### Task to complete
Return the material word for word. Do not include pictures.

───── Supplied material

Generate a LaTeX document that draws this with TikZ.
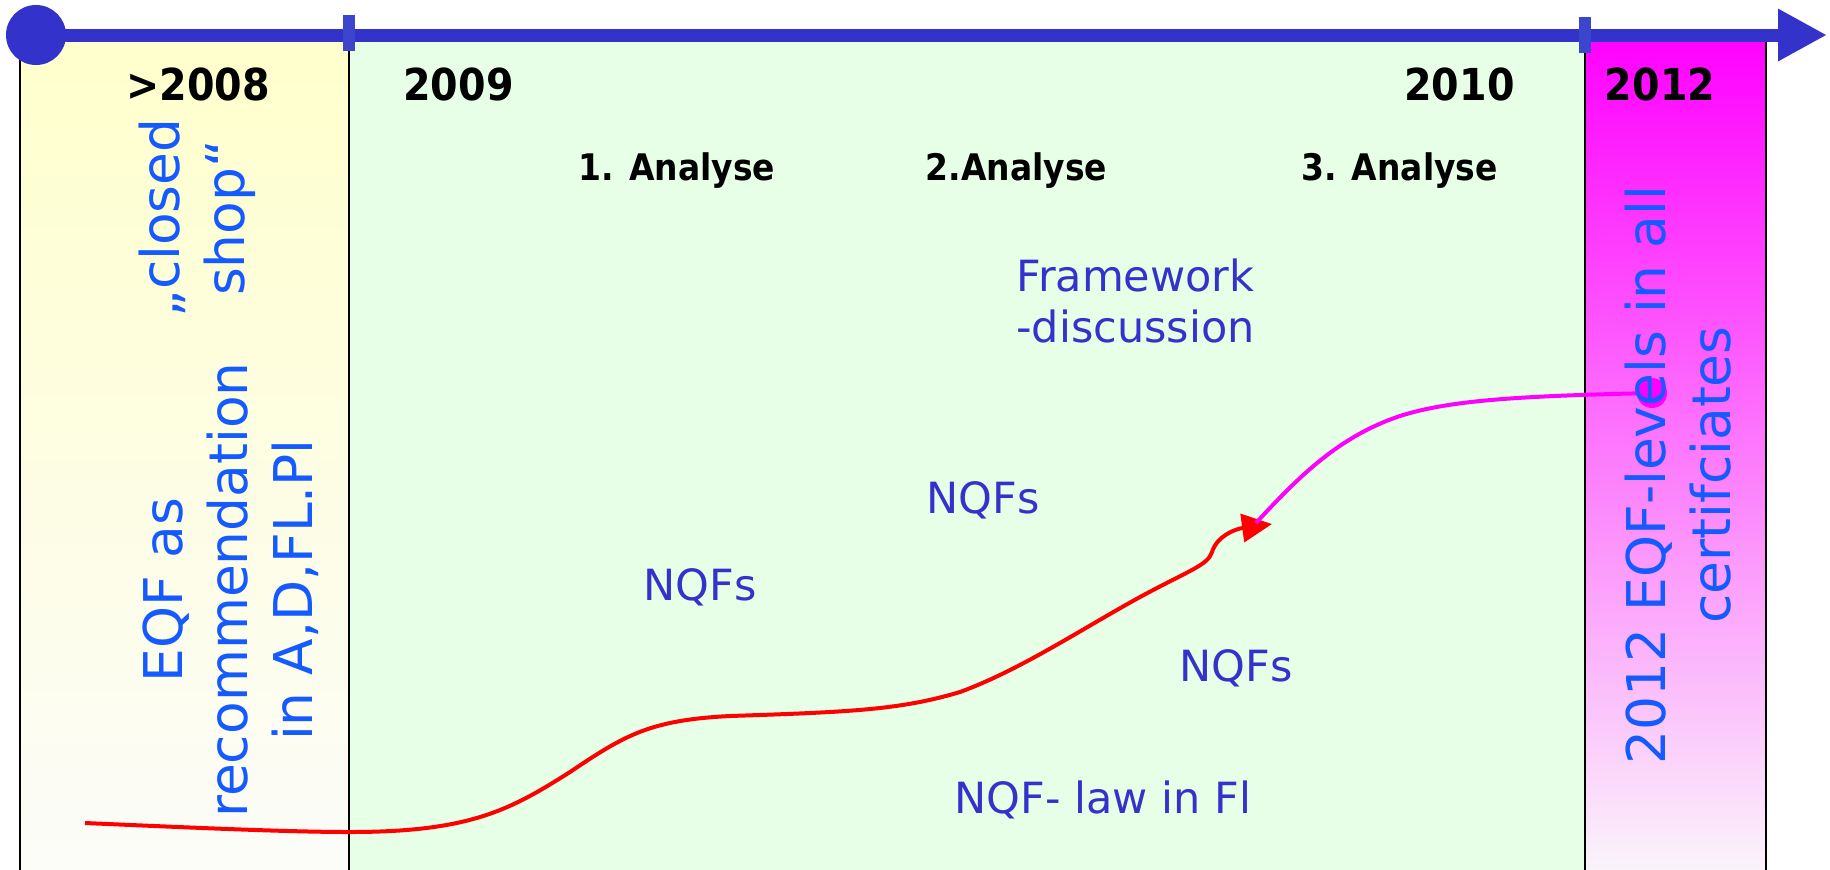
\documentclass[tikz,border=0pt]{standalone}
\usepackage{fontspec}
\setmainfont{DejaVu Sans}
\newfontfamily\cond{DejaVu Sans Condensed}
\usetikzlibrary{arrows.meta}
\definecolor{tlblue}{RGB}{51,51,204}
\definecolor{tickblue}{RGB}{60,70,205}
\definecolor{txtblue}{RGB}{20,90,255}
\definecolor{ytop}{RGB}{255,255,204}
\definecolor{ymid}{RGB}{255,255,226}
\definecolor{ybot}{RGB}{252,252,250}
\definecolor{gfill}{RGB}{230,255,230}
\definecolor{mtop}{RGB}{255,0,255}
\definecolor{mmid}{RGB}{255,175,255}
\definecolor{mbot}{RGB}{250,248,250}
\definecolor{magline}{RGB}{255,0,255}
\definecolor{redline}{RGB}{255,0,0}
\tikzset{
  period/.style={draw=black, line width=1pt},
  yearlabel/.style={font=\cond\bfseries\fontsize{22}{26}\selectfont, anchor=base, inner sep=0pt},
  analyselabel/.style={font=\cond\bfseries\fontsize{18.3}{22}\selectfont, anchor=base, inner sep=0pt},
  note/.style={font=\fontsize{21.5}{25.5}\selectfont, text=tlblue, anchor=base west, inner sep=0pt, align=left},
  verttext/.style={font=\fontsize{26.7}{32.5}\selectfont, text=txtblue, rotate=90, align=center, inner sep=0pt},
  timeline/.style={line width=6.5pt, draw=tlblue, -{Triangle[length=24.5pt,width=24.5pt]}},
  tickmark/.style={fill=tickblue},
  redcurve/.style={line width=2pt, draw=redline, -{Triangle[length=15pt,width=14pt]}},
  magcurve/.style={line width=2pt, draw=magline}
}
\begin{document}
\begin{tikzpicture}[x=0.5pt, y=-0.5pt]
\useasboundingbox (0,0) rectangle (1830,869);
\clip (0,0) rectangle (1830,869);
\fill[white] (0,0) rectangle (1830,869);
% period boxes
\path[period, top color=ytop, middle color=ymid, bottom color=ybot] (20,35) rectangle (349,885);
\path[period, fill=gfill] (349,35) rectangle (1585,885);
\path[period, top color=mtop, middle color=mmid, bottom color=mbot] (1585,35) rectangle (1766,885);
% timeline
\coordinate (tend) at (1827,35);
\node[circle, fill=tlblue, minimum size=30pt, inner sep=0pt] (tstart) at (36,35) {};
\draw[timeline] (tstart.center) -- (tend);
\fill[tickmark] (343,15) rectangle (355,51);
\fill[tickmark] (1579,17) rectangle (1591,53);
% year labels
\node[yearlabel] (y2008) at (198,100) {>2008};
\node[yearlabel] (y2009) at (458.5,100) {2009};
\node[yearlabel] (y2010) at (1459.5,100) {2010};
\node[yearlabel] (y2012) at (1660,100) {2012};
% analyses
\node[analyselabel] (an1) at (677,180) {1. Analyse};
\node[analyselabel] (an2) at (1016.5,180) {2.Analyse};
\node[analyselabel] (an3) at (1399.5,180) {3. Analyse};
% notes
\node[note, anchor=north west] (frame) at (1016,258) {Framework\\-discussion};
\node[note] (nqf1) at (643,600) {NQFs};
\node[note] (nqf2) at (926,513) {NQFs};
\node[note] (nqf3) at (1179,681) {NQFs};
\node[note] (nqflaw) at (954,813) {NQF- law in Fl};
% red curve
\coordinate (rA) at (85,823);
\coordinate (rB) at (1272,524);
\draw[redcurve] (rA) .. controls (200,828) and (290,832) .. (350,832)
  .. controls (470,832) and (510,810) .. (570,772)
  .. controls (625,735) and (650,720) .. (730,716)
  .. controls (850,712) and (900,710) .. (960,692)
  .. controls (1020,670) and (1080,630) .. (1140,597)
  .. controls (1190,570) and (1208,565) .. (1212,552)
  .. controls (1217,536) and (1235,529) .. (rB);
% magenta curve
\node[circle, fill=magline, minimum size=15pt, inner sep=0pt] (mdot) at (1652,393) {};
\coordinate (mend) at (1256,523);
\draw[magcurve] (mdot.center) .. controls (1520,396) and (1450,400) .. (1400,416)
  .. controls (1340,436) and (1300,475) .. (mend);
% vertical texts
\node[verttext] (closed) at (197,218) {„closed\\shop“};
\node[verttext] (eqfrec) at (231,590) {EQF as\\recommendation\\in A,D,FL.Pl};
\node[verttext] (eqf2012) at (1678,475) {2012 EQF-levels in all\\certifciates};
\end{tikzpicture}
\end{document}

──────────

### Result
Generate a LaTeX document that draws this with TikZ.
\documentclass[tikz,border=0pt]{standalone}
\usepackage{fontspec}
\setmainfont{DejaVu Sans}
\newfontfamily\cond{DejaVu Sans Condensed}
\usetikzlibrary{arrows.meta}
\definecolor{tlblue}{RGB}{51,51,204}
\definecolor{tickblue}{RGB}{60,70,205}
\definecolor{txtblue}{RGB}{20,90,255}
\definecolor{ytop}{RGB}{255,255,204}
\definecolor{ymid}{RGB}{255,255,226}
\definecolor{ybot}{RGB}{252,252,250}
\definecolor{gfill}{RGB}{230,255,230}
\definecolor{mtop}{RGB}{255,0,255}
\definecolor{mmid}{RGB}{255,175,255}
\definecolor{mbot}{RGB}{250,248,250}
\definecolor{magline}{RGB}{255,0,255}
\definecolor{redline}{RGB}{255,0,0}
\tikzset{
  period/.style={draw=black, line width=1pt},
  yearlabel/.style={font=\cond\bfseries\fontsize{22}{26}\selectfont, anchor=base, inner sep=0pt},
  analyselabel/.style={font=\cond\bfseries\fontsize{18.3}{22}\selectfont, anchor=base, inner sep=0pt},
  note/.style={font=\fontsize{21.5}{25.5}\selectfont, text=tlblue, anchor=base west, inner sep=0pt, align=left},
  verttext/.style={font=\fontsize{26.7}{32.5}\selectfont, text=txtblue, rotate=90, align=center, inner sep=0pt},
  timeline/.style={line width=6.5pt, draw=tlblue, -{Triangle[length=24.5pt,width=24.5pt]}},
  tickmark/.style={fill=tickblue},
  redcurve/.style={line width=2pt, draw=redline, -{Triangle[length=15pt,width=14pt]}},
  magcurve/.style={line width=2pt, draw=magline}
}
\begin{document}
\begin{tikzpicture}[x=0.5pt, y=-0.5pt]
\useasboundingbox (0,0) rectangle (1830,869);
\clip (0,0) rectangle (1830,869);
\fill[white] (0,0) rectangle (1830,869);
% period boxes
\path[period, top color=ytop, middle color=ymid, bottom color=ybot] (20,35) rectangle (349,885);
\path[period, fill=gfill] (349,35) rectangle (1585,885);
\path[period, top color=mtop, middle color=mmid, bottom color=mbot] (1585,35) rectangle (1766,885);
% timeline
\coordinate (tend) at (1827,35);
\node[circle, fill=tlblue, minimum size=30pt, inner sep=0pt] (tstart) at (36,35) {};
\draw[timeline] (tstart.center) -- (tend);
\fill[tickmark] (343,15) rectangle (355,51);
\fill[tickmark] (1579,17) rectangle (1591,53);
% year labels
\node[yearlabel] (y2008) at (198,100) {>2008};
\node[yearlabel] (y2009) at (458.5,100) {2009};
\node[yearlabel] (y2010) at (1459.5,100) {2010};
\node[yearlabel] (y2012) at (1660,100) {2012};
% analyses
\node[analyselabel] (an1) at (677,180) {1. Analyse};
\node[analyselabel] (an2) at (1016.5,180) {2.Analyse};
\node[analyselabel] (an3) at (1399.5,180) {3. Analyse};
% notes
\node[note, anchor=north west] (frame) at (1016,258) {Framework\\-discussion};
\node[note] (nqf1) at (643,600) {NQFs};
\node[note] (nqf2) at (926,513) {NQFs};
\node[note] (nqf3) at (1179,681) {NQFs};
\node[note] (nqflaw) at (954,813) {NQF- law in Fl};
% red curve
\coordinate (rA) at (85,823);
\coordinate (rB) at (1272,524);
\draw[redcurve] (rA) .. controls (200,828) and (290,832) .. (350,832)
  .. controls (470,832) and (510,810) .. (570,772)
  .. controls (625,735) and (650,720) .. (730,716)
  .. controls (850,712) and (900,710) .. (960,692)
  .. controls (1020,670) and (1080,630) .. (1140,597)
  .. controls (1190,570) and (1208,565) .. (1212,552)
  .. controls (1217,536) and (1235,529) .. (rB);
% magenta curve
\node[circle, fill=magline, minimum size=15pt, inner sep=0pt] (mdot) at (1652,393) {};
\coordinate (mend) at (1256,523);
\draw[magcurve] (mdot.center) .. controls (1520,396) and (1450,400) .. (1400,416)
  .. controls (1340,436) and (1300,475) .. (mend);
% vertical texts
\node[verttext] (closed) at (197,218) {„closed\\shop“};
\node[verttext] (eqfrec) at (231,590) {EQF as\\recommendation\\in A,D,FL.Pl};
\node[verttext] (eqf2012) at (1678,475) {2012 EQF-levels in all\\certifciates};
\end{tikzpicture}
\end{document}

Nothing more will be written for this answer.